The private company that ran an NHS learning disability hospital hit by revelations of staff abuse of vulnerable patients had been under scrutiny from the authorities over safety and safeguarding issues for months, it has emerged.
A catalogue of physical and emotional abuses of patients at the women-only Yew Trees unit in Essex was revealed by the Care Quality Commission (CQC) on Wednesday after an inspection triggered by CCTV footage of staff mistreating patients.
A CQC report said its inspectors had witnessed “abusive, disrespectful, intimidating, aggressive and inappropriate behaviour” by staff towards patients, including kicking, slapping and shoving, as well as failure to follow restraint guidelines.
Yew Trees’ owner, Cygnet Healthcare, also operated Whorlton Hall, a learning disability hospital closed down in May last year after a damning BBC Panorama investigation showed staff intimidating, mocking and restraining patients.
The Yew Trees revelations, the latest in a string of abuse scandals involving care of inpatients with learning disabilities, prompted campaigners to call for urgent action to meet longstanding government commitments to move patients into community settings.

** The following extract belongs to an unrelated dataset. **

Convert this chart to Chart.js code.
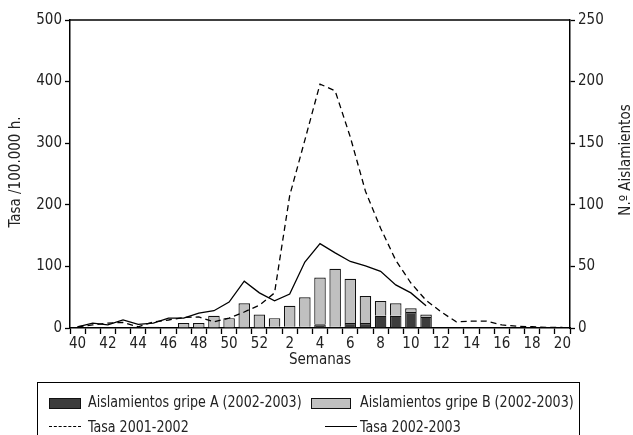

“This latest shocking example of abuse again shows the dangers that these modern-day asylums pose to the 2,100 people with a learning disability and/or autism who continue to be locked away, despite government promises to transform care and support people in their communities,” said Mencap’s head of policy, Dan Storer.
The Yew Trees abuse came to light after Cygnet identified two abusive incidents on CCTV footage in July. Eight staff members were suspended and four have since been dismissed. The incidents were reported to the CQC and to Essex police, and the unit has been shut down.
Although the CQC inspection found some examples of good practice, it said staff did not report abuse or safeguarding concerns. Reasons included “a belief that managers did not take concerns seriously and did not act due to favouritism”. Some staff feared repercussion if they spoke out, it said.
In a statement, Cygnet Healthcare said the CQC’s findings were “not reflective of Cygnet as a whole”. It added: “The safety and wellbeing of the people in our care is our absolute priority, and we are appalled by the actions of this small minority of staff at Yew Trees.”
Analysis of CQC reports, however, shows that Yew Trees was issued with warnings over breaches of safety regulations more than a year ago and placed in special measures in December. A wide-ranging investigation into Cygnet Healthcare that reported in January found “serious concerns” with leadership and governance, and shortcomings in frontline care.
A routine CQC inspection carried out in January and published in April rated the facility as “inadequate” in part because of safety and quality concerns, and because it had failed to meet previous demands for improvement, although it also concluded that “staff were discreet, respectful, and responsive when caring for patients”.
The majority of Cygnet Healthcare services are NHS-funded, according to the CQC. The company had an income of about £334m in 2017, on which it made an operating profit of about £40m.
The government promised in 2015 to reduce the numbers of learning-disabled people in NHS inpatient facilities by 35-50% by 2019. It missed this target and a subsequent 2020 target and aims to reduce numbers by 50% from 2015 levels by the end of March 2024.